O que disse foi:" Há, no meio de todo este rezar de responsos à Europa, uma casualidade intrigante: a esmagadora maioria das carpideiras ou são norte-americanas, ou inglesas, ou marxistas."
O que é completamente diferente.
1. Sobre o orçamento europeu. Será dificil progredir na integração europeia, e na situação actual só mesmo a criação de um orçamento europeu pode salvar o euro. Agora, tembém não pode haver um orçamento europeu sem um desejo claro de mais integração europeia. E esse desejo claramente não existe. Nem os politicos nacionais querem abdicar dos poderes que têm, nem os cidadãos da europa estão conscientes da importancia do projecto europeu. Logo se conclui que um orçamento europeu, ainda que altamente desejavel, é também altamente improvavel.

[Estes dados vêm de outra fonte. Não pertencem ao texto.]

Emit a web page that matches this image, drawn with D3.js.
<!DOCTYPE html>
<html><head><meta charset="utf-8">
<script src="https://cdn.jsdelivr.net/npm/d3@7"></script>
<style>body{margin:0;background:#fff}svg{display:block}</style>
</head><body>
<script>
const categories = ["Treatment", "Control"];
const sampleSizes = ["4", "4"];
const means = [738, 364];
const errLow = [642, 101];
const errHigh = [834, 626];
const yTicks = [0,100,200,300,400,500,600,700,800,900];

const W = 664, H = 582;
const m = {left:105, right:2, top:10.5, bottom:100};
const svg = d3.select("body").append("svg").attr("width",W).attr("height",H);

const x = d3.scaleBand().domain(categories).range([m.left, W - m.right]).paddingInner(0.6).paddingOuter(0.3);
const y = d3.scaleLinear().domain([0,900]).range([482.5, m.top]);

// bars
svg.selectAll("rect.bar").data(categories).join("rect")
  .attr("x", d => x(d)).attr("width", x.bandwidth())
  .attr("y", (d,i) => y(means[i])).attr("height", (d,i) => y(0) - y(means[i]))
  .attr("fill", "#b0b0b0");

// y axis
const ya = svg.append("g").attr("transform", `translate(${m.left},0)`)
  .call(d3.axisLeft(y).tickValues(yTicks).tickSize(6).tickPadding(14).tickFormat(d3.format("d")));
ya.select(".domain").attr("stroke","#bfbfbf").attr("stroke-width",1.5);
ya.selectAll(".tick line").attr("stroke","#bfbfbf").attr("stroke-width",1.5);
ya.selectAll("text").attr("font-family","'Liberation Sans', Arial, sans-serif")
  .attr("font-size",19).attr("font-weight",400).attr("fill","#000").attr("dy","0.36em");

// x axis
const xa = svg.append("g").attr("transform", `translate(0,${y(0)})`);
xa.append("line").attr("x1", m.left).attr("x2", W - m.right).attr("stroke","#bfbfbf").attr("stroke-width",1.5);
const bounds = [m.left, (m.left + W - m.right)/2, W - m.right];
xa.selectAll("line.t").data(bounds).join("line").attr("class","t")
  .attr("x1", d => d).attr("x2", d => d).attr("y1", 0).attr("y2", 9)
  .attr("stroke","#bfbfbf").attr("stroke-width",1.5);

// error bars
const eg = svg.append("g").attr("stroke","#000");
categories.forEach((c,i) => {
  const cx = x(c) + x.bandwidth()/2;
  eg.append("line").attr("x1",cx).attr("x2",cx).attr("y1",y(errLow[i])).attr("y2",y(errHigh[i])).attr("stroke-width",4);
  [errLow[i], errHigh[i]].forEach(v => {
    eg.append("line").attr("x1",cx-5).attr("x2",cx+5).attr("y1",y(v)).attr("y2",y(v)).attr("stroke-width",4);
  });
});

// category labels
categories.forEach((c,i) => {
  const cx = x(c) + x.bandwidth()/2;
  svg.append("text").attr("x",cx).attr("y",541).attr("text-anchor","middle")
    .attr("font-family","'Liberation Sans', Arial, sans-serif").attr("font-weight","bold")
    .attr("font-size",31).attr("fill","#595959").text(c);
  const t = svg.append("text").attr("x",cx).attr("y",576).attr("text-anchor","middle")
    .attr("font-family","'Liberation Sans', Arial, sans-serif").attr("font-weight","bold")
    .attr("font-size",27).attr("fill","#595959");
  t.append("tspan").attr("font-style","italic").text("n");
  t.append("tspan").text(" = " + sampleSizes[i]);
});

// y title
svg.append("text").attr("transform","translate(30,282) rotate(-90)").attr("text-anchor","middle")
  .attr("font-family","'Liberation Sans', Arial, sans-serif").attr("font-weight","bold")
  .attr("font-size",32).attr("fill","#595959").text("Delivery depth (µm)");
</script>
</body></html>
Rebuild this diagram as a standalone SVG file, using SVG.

2.Quanto à divida europeia. Não pode haver divida europeia sem um orçamento europeu, pois isso seria apenas acelarar a catastrofe.
3.O BCE tem que ser independente e ter como mandato controlar a estabilidade dos preços e contribuir para o bom funcionamento dos mercados financeiros assegurando liquidez de forma responsavel. Os bancos centrais dependentes (dos governos) e por norma expansionistas são um episodio interessante da historia da america latina e de alguns paises africanos, mas não são uma experiencia a repetir.
4. A coordenação salarial é fundamental a nível europeu. Tal como o é a coordenação fiscal. Mas infelizmente não vejo grandes possibilidades de isto ocorrer num futuro próximo.
5. Politicas industriais são para governos responsaveis. Não me parece que haja muitos governos europeus à altura neste momento.
6. Suspender as regras do mercado interno da UE não é boa politica, uma vez que de excepção em excepção rapidamente deixariamos de ser uma união.